# Material for the task start

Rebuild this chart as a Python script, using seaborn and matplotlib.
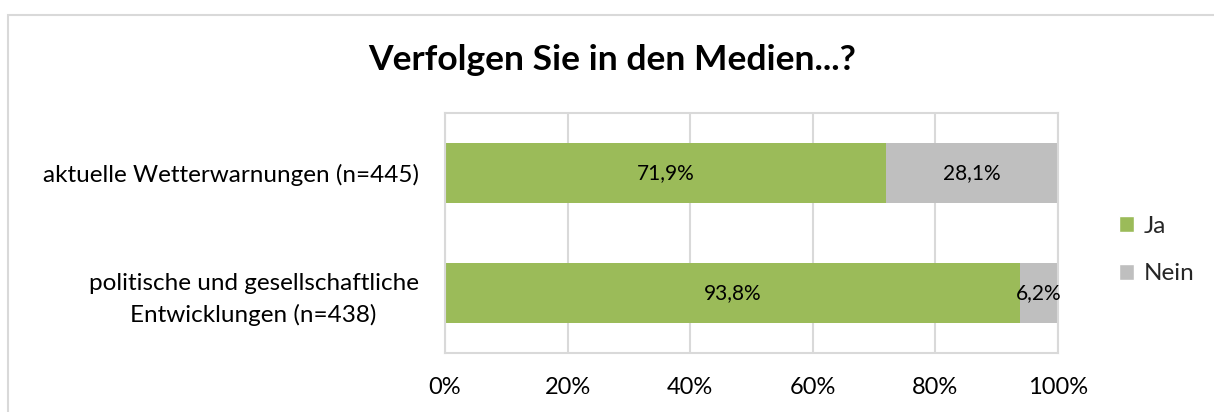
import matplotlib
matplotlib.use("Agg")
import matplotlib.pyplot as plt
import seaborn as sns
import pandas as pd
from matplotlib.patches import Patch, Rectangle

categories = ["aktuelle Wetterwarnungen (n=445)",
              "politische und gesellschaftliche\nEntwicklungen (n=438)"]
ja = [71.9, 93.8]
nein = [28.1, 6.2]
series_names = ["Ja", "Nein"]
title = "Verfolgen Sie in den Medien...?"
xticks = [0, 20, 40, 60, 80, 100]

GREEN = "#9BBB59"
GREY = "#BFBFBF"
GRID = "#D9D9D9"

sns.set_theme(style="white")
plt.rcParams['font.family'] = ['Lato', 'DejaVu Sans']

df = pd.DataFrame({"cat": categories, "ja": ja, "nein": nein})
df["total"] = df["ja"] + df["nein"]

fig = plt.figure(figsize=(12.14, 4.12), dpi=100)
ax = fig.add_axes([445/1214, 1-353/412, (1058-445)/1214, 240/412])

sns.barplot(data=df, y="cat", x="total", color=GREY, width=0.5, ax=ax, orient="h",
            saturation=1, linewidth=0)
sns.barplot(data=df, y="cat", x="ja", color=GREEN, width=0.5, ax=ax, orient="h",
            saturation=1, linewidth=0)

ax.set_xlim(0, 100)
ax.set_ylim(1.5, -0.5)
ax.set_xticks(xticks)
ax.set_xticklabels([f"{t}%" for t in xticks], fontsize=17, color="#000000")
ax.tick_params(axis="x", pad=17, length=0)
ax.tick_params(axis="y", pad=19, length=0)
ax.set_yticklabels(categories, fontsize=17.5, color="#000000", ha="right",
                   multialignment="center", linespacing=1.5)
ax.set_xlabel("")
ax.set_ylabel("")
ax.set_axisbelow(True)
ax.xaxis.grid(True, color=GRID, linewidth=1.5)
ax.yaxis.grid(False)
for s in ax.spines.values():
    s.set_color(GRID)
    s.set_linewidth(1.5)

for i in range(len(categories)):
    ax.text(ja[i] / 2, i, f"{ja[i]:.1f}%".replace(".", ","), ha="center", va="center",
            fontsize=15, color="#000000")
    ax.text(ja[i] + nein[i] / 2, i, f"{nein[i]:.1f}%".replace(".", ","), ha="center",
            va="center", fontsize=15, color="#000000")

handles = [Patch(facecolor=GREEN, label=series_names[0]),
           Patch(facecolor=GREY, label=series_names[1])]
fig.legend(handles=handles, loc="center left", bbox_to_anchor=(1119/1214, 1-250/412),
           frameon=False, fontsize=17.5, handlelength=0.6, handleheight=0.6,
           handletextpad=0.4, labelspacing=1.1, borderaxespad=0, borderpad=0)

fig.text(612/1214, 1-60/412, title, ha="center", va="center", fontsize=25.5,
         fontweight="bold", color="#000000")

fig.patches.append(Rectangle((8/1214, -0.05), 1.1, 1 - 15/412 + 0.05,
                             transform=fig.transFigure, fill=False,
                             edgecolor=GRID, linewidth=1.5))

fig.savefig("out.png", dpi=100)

# Material for the task end
# Material for the task start

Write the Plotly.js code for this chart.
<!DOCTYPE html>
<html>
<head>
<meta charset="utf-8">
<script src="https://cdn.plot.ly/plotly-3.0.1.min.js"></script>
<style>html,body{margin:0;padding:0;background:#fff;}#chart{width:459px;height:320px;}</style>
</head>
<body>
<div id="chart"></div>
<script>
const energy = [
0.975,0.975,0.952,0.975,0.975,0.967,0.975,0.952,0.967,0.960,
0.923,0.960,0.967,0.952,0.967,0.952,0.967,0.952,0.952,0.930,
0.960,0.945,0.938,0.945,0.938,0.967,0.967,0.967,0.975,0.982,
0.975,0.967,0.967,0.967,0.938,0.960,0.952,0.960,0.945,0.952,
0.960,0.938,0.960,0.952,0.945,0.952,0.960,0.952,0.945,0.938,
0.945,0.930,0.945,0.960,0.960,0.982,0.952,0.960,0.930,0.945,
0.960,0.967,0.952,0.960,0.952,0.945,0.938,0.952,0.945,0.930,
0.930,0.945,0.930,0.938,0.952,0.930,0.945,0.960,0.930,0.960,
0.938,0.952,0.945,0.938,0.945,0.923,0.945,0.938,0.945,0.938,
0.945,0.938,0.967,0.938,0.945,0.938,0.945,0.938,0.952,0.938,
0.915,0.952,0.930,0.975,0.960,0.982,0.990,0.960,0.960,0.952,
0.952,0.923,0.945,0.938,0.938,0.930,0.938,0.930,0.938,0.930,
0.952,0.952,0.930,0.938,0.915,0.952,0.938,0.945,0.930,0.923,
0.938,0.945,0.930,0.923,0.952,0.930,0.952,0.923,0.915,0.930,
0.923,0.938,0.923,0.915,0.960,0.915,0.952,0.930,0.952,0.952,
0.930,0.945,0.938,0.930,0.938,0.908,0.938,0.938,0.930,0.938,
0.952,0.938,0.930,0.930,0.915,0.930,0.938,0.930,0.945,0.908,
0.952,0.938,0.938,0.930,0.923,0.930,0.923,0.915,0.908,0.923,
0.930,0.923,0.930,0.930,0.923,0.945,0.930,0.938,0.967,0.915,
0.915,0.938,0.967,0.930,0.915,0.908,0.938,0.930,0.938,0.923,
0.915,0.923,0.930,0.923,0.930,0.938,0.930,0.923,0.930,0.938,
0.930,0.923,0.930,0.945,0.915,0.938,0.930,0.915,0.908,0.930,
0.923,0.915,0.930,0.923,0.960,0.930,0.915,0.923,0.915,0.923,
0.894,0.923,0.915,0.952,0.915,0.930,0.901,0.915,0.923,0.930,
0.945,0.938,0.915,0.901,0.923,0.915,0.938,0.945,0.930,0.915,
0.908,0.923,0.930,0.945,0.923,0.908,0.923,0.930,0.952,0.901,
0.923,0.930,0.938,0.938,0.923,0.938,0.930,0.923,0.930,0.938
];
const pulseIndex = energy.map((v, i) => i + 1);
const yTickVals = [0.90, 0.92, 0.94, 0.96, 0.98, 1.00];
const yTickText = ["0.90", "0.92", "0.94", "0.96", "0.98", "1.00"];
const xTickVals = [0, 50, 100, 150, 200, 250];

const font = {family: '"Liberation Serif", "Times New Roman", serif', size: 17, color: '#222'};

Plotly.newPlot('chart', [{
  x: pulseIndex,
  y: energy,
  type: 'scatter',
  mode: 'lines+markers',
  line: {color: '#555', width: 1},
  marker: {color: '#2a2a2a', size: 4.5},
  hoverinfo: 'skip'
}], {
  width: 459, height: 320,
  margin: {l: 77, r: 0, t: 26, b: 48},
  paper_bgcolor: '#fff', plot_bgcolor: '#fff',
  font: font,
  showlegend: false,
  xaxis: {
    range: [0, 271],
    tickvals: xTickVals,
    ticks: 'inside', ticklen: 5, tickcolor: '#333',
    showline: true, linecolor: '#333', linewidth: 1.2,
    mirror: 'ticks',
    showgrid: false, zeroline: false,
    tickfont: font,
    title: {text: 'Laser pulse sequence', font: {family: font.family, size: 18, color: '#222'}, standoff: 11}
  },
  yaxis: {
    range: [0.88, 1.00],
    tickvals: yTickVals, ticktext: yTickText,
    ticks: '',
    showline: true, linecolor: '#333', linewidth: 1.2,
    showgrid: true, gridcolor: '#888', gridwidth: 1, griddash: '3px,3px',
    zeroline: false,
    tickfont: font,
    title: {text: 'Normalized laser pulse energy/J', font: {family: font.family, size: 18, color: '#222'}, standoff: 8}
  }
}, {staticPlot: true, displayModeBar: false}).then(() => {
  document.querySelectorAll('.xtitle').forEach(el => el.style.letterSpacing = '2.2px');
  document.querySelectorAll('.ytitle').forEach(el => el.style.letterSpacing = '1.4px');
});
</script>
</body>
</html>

# Material for the task end

Do not copy any pictures. Retype exactly the stretch from the line with "Rebuild this chart" through the line with "from matplotlib.patches import".

**Output of the task:**
Rebuild this chart as a Python script, using seaborn and matplotlib.
import matplotlib
matplotlib.use("Agg")
import matplotlib.pyplot as plt
import seaborn as sns
import pandas as pd
from matplotlib.patches import Patch, Rectangle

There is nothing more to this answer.